TASK DESCRIPTION: Search the data for the word "with". Reproduce every line where it is found.
==== DATASET EXCERPT
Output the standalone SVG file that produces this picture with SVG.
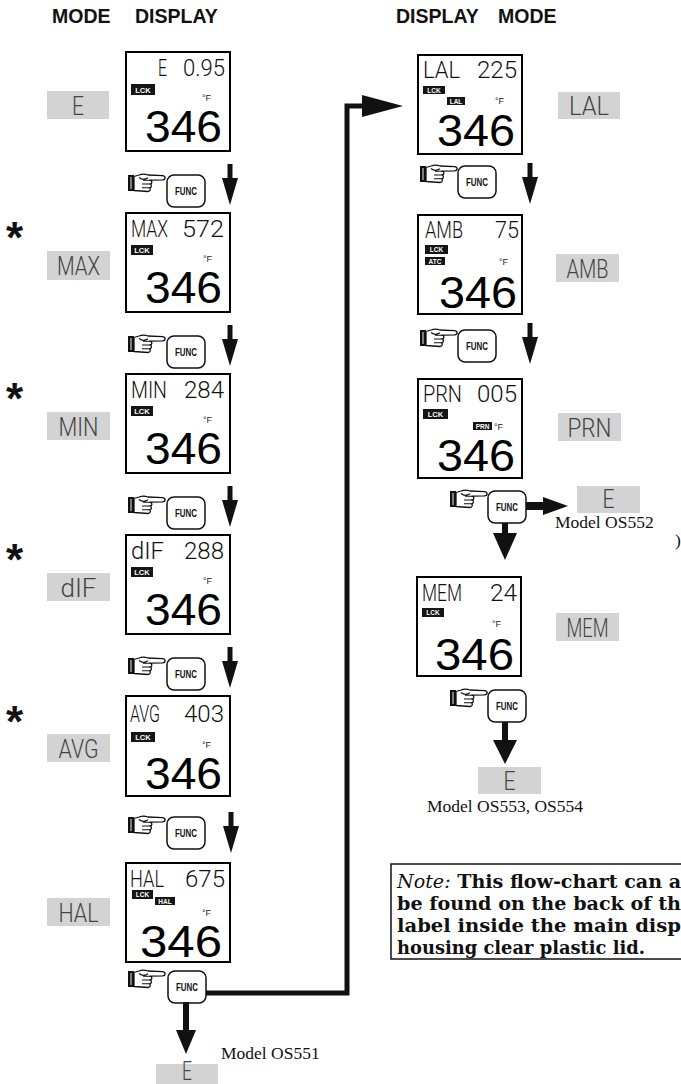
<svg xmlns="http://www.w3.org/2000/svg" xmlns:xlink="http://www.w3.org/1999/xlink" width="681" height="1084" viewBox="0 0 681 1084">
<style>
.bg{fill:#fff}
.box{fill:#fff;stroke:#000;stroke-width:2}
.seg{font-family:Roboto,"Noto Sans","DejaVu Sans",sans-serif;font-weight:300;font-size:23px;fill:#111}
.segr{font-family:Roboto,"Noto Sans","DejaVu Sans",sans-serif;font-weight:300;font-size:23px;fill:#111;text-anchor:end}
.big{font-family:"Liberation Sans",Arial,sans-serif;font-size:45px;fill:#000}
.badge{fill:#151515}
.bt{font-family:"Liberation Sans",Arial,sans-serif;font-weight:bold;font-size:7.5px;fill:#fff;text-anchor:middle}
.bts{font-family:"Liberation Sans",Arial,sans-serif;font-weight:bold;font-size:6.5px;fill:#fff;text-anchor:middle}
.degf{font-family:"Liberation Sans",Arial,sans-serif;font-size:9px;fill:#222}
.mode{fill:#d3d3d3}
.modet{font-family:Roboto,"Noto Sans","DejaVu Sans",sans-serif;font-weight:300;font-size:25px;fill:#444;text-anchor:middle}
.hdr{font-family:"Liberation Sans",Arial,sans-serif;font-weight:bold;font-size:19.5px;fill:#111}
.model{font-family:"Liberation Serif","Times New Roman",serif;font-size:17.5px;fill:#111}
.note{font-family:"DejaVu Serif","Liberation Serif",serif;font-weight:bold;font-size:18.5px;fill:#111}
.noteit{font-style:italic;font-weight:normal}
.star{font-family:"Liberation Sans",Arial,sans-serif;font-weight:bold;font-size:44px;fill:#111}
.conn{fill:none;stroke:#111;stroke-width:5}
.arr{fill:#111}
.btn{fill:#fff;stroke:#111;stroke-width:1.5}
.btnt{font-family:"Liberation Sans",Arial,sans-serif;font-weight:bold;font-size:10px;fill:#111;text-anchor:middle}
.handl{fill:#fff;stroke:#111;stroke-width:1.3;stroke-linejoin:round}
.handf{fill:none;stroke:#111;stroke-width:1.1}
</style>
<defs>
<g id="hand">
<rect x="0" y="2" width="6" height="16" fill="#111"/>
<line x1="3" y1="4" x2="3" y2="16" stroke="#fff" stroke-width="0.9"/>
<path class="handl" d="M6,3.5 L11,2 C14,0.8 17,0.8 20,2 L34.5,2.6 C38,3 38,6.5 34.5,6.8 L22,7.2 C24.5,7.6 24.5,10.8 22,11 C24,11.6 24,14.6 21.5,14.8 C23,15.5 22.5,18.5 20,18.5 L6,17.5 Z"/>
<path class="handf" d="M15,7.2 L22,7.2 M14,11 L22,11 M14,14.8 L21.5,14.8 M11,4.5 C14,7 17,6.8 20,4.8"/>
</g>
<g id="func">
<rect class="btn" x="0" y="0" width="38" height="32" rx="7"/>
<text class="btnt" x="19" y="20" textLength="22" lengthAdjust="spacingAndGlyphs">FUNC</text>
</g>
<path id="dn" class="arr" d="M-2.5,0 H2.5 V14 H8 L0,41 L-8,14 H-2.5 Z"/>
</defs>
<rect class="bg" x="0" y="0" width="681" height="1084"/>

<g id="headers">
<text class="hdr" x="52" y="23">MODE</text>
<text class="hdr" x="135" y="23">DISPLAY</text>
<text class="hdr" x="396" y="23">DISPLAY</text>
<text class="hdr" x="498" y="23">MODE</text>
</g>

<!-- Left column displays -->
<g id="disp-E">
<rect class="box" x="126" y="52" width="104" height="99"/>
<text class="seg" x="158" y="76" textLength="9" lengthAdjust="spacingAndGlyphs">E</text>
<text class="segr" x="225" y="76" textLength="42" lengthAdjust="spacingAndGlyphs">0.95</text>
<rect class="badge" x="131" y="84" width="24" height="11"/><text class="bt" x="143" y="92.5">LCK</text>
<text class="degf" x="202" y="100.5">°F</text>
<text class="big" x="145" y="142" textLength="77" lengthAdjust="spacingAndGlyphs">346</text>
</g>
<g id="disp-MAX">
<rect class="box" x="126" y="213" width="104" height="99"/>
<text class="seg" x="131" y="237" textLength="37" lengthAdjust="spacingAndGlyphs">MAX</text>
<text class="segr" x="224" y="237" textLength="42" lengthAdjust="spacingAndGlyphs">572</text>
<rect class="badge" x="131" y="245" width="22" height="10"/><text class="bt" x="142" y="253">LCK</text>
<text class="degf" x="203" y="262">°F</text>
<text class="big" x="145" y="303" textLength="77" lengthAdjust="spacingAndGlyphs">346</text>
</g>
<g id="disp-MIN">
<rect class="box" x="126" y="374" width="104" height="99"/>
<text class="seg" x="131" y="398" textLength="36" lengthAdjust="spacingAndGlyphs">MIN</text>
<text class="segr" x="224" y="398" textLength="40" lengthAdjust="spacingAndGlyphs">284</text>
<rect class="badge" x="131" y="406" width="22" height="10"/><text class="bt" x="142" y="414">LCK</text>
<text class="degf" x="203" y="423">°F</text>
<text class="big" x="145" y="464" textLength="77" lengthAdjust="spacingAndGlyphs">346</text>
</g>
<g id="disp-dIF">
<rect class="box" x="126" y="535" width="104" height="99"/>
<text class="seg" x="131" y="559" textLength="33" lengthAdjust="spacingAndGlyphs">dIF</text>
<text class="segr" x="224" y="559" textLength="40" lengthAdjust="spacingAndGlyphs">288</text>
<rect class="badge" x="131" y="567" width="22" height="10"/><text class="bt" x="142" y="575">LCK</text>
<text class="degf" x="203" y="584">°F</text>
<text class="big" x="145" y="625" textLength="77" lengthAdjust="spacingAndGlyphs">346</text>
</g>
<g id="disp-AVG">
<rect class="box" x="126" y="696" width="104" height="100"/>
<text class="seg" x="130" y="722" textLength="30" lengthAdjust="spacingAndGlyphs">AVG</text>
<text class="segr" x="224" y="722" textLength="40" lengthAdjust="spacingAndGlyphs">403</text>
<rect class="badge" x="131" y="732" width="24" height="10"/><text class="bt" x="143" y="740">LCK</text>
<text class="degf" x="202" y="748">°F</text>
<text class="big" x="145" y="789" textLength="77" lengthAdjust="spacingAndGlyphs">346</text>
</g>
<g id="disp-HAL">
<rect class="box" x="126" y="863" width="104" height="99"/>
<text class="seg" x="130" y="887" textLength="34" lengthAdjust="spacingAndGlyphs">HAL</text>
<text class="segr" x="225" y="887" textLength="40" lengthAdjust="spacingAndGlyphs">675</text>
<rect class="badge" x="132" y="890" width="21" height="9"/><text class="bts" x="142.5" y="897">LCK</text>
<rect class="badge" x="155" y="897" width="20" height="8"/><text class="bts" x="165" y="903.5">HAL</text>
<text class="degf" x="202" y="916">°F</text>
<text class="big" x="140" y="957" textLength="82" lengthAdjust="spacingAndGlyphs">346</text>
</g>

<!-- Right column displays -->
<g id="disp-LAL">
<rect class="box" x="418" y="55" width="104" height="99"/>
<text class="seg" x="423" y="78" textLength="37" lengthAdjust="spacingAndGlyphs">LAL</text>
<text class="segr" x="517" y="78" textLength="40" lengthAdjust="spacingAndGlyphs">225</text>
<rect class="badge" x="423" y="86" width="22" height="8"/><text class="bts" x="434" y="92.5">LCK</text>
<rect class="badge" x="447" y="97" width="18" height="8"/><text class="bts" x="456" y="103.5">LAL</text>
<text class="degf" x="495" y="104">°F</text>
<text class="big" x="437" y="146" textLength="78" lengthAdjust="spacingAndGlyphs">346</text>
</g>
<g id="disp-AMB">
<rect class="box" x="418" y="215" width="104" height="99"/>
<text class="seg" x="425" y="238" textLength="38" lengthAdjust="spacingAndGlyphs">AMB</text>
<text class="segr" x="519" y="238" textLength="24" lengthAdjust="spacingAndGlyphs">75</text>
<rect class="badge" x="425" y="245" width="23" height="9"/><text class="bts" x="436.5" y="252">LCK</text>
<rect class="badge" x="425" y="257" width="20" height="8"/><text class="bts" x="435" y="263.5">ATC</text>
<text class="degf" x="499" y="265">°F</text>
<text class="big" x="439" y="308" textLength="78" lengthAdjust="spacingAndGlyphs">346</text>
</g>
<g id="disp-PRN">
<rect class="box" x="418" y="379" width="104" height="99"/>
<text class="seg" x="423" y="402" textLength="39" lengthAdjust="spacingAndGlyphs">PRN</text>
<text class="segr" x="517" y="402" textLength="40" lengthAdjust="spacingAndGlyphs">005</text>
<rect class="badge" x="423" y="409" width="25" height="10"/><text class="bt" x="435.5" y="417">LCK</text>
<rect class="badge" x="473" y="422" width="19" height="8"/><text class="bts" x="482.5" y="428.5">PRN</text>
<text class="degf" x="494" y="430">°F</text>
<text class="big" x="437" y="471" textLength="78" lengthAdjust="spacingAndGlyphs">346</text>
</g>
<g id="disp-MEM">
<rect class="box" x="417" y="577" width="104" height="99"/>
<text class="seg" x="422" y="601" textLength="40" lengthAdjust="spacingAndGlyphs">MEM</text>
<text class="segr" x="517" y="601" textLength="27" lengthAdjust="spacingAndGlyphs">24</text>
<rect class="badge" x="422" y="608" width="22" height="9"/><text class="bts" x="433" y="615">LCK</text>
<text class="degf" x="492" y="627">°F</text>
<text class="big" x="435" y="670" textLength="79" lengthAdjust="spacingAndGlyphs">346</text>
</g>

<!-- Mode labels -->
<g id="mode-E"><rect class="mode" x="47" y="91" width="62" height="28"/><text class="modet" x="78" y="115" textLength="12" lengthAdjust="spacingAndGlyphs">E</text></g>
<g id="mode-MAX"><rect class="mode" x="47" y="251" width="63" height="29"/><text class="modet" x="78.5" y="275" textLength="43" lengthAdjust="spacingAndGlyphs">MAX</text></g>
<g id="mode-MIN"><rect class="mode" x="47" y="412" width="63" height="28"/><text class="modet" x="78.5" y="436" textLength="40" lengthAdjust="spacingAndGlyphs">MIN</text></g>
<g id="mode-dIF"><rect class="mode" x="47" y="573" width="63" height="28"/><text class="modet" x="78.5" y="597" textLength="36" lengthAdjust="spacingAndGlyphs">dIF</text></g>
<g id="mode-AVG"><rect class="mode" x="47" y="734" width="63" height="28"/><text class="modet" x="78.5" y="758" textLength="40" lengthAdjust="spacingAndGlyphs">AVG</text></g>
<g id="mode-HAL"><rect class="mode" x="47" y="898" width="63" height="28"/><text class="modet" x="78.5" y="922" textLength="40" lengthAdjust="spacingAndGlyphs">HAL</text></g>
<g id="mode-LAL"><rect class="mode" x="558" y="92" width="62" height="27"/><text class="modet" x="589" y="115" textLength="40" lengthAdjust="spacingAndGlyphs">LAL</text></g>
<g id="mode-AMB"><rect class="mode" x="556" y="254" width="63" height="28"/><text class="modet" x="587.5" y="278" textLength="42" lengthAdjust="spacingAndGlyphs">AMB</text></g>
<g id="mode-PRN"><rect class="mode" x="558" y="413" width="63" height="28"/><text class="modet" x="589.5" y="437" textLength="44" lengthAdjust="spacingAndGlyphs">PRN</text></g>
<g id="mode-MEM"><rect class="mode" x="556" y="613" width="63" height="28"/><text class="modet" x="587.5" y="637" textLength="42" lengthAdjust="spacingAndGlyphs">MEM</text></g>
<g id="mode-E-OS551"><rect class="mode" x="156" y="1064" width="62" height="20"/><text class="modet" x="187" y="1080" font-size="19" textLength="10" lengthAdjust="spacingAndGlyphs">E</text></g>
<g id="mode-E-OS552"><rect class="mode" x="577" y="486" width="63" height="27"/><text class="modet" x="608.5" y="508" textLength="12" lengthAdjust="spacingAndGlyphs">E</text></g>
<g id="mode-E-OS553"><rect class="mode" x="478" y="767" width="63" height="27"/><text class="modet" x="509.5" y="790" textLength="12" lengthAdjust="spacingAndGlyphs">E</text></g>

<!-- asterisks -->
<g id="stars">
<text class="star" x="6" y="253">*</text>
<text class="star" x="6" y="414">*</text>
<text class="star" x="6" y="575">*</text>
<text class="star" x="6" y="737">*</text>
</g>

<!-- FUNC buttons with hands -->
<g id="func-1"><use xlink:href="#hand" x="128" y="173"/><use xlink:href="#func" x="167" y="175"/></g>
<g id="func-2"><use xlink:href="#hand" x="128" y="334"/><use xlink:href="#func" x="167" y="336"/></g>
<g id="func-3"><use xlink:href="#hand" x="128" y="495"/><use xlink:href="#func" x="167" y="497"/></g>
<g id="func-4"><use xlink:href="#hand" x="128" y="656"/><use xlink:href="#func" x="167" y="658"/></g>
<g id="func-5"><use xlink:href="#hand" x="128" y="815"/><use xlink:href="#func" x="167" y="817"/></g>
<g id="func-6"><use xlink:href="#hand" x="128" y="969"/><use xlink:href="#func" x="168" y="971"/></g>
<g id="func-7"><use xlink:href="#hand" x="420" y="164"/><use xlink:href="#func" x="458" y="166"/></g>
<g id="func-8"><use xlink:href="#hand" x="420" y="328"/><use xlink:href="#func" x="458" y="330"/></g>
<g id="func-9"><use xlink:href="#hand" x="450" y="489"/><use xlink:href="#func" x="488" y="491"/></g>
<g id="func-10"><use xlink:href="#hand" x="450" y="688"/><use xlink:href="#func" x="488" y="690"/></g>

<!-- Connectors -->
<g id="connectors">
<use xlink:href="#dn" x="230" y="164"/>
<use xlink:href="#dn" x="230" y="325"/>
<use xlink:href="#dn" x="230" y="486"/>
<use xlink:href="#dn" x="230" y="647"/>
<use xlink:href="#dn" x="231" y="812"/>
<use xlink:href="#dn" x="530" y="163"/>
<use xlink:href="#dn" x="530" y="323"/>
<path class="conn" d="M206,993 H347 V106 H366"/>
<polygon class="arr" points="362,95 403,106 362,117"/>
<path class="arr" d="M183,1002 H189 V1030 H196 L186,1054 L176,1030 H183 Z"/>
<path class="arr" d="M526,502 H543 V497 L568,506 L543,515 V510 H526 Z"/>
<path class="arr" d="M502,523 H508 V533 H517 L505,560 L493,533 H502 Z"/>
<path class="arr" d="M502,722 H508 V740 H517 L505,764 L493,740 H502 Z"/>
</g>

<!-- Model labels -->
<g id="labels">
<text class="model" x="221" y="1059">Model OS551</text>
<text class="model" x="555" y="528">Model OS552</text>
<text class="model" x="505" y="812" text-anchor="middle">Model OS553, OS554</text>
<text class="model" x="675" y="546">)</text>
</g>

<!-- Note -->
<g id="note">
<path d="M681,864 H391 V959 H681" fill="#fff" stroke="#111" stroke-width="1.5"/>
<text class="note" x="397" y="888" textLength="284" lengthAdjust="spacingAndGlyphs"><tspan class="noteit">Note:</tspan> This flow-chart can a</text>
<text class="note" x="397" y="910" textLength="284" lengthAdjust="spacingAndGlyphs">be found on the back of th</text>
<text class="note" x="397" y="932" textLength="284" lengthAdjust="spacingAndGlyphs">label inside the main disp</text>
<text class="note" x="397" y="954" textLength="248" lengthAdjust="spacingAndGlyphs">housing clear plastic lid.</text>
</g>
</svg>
========
RESPONSE BELOW:
Output the standalone SVG file that produces this picture with SVG.
<!-- FUNC buttons with hands -->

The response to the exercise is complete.